Return to SenderTitle: Return to Sender
Author: Julia Alvarez
ISBN: 9780375858383
Pages: 325 pages
Publisher/Date: Alfred A. Knopf, c2009.

“Son, I know you’re wondering why we asked you not to go telling folks that we got some Mexicans working for us.”
Tyler sits down, feeling relieved. Finally, the big mystery will be explained to him.
But his mother is shooting glances at his father. “We haven’t yet decided how we’re going to approach this,” she reminds him.
“I think the boy should know. What if there’s a raid or something?”
A raid!
“Are we doing something wrong?” Tyler is shocked. (55-56)

Tyler has had a horrible summer, with his beloved Grandfather dying and his father suffering a horrible tractor accident. After coming back from visiting relatives in Boston, Tyler finds out that his father has hired a family of illegal immigrants to help out on their Vermont dairy farm. Tyler is conflicted on what his parents are doing, especially when he ends up with one of the three girls in his class at school. Between a missing mother, an arrested uncle, and a raid on the farm, the girls’ lives are anything but easy.

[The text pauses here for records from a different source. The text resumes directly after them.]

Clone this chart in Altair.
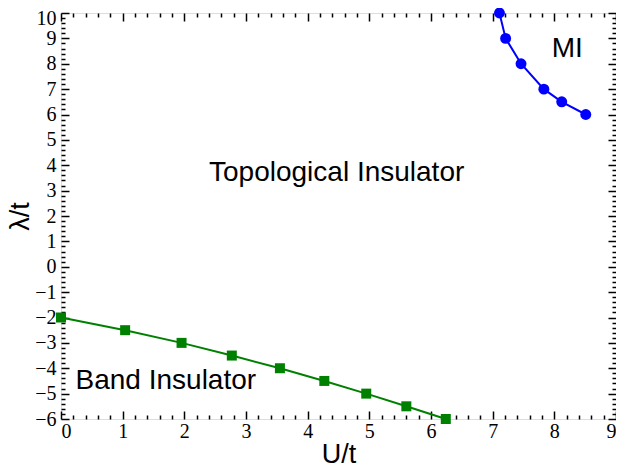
import altair as alt
import pandas as pd

# Band insulator boundary (green squares)
band_u = [0.0, 1.04, 1.955, 2.77, 3.55, 4.27, 4.95, 5.6, 6.24]
band_lam = [-2.0, -2.5, -3.0, -3.5, -4.0, -4.5, -5.0, -5.5, -6.0]

# Mott insulator boundary (blue circles)
mi_u = [7.11, 7.21, 7.46, 7.83, 8.12, 8.51]
mi_lam = [10.0, 9.0, 8.0, 7.0, 6.5, 6.0]

# Region labels
label_text = ["Topological Insulator", "Band Insulator", "MI"]
label_u = [4.47, 1.70, 8.21]
label_lam = [3.68, -4.5, 8.59]

x_major = list(range(0, 10))
x_minor = [round(i * 0.2, 1) for i in range(46) if i % 5 != 0]
y_major = list(range(-6, 11))
y_minor = [round(-6 + i * 0.2, 1) for i in range(81) if i % 5 != 0]

W, H = 555, 406

band = pd.DataFrame({"u": band_u, "lam": band_lam})
mi = pd.DataFrame({"u": mi_u, "lam": mi_lam})
labels = pd.DataFrame({"u": label_u, "lam": label_lam, "text": label_text})

xs = alt.Scale(domain=[0, 9], nice=False, zero=False)
ys = alt.Scale(domain=[-6, 10], nice=False, zero=False)

SERIF = "Liberation Serif"
SANS = "Liberation Sans"

# Axis with labels and titles (no ticks, ticks are drawn inward by other layers)
lab = alt.Chart(band).mark_point(opacity=0).encode(
    x=alt.X("u:Q", scale=xs, axis=alt.Axis(
        orient="bottom", values=x_major, format="d", ticks=False, tickSize=0,
        domain=False, grid=False, labelFont=SERIF, labelFontSize=20,
        labelPadding=2, labelColor="black", title="U/t", titleFont=SANS,
        titleFontSize=27, titleFontWeight="normal", titleColor="black",
        titlePadding=0)),
    y=alt.Y("lam:Q", scale=ys, axis=alt.Axis(
        orient="left", values=y_major, format="d", ticks=False, tickSize=0,
        domain=False, grid=False, labelFont=SERIF, labelFontSize=20,
        labelPadding=5, labelColor="black",
        labelOffset={"condition": {"test": "datum.value == 10", "value": 5}, "value": 0},
        title="λ/t", titleFont=SANS, titleFontSize=27,
        titleFontWeight="normal", titleColor="black", titlePadding=0)),
)


def tick_layer(ox, oy, xv, yv, size):
    return alt.Chart(band).mark_point(opacity=0).encode(
        x=alt.X("u:Q", scale=xs, axis=alt.Axis(
            orient=ox, offset=-H, values=xv, labels=False, domain=False,
            grid=False, ticks=True, tickSize=size, tickWidth=1.5,
            tickColor="black", title=None)),
        y=alt.Y("lam:Q", scale=ys, axis=alt.Axis(
            orient=oy, offset=-W, values=yv, labels=False, domain=False,
            grid=False, ticks=True, tickSize=size, tickWidth=1.5,
            tickColor="black", title=None)),
    )


t1 = tick_layer("top", "right", x_major, y_major, 8)
t2 = tick_layer("top", "right", x_minor, y_minor, 4)
t3 = tick_layer("bottom", "left", x_major, y_major, 8)
t4 = tick_layer("bottom", "left", x_minor, y_minor, 4)

enc_x = alt.X("u:Q", scale=xs, axis=None)
enc_y = alt.Y("lam:Q", scale=ys, axis=None)

band_line = alt.Chart(band).mark_line(color="#008000", strokeWidth=2).encode(x=enc_x, y=enc_y)
band_pts = alt.Chart(band).mark_point(shape="square", filled=True, size=100,
                                      color="#008000", opacity=1).encode(x=enc_x, y=enc_y)
mi_line = alt.Chart(mi).mark_line(color="#0000ff", strokeWidth=2).encode(x=enc_x, y=enc_y)
mi_pts = alt.Chart(mi).mark_point(shape="circle", filled=True, size=120,
                                  color="#0000ff", opacity=1).encode(x=enc_x, y=enc_y)

txt = alt.Chart(labels).mark_text(font=SANS, fontSize=28, align="center",
                                  baseline="middle", color="black").encode(
    x=enc_x, y=enc_y, text="text:N")

chart = alt.layer(
    lab, t1, t2, t3, t4, band_line, band_pts, mi_line, mi_pts, txt
).resolve_axis(x="independent", y="independent").properties(
    width=W, height=H,
    autosize=alt.AutoSizeParams(type="none"),
    padding={"left": 53, "top": 5, "right": 0, "bottom": 48},
).configure_view(stroke="black", strokeWidth=2).configure(background="white")

chart.save("out.html", embed_options={"renderer": "svg", "actions": False})
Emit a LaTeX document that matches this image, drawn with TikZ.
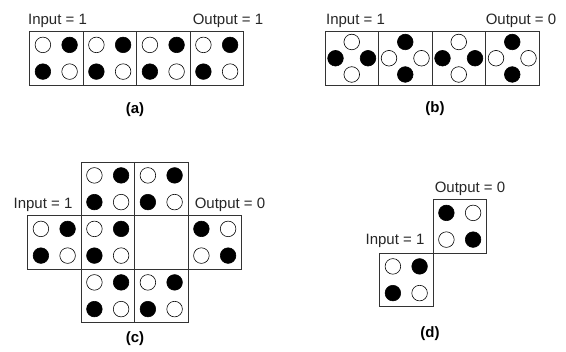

The author comments that she wrote this story due to the increasing publicity and political struggles facing Mexican immigrant families. This is a good introduction to the many facets and sides of the debate, concerning both the farmers and the immigrants. However, I didn’t really appreciate the format. The writing feels stilted though, with Mari’s point of view being presented in diary and letters and Tyler’s point of view being presented through third person narration. The feelings are there though, and would definitely spark a lot of use and discussion in migrant and minority communities. The disconnect between generations is also discussed, with the younger girls disagreeing with their parents and not wanting to return to Mexico or speak Spanish, while the eldest Mari is torn between the two cultures.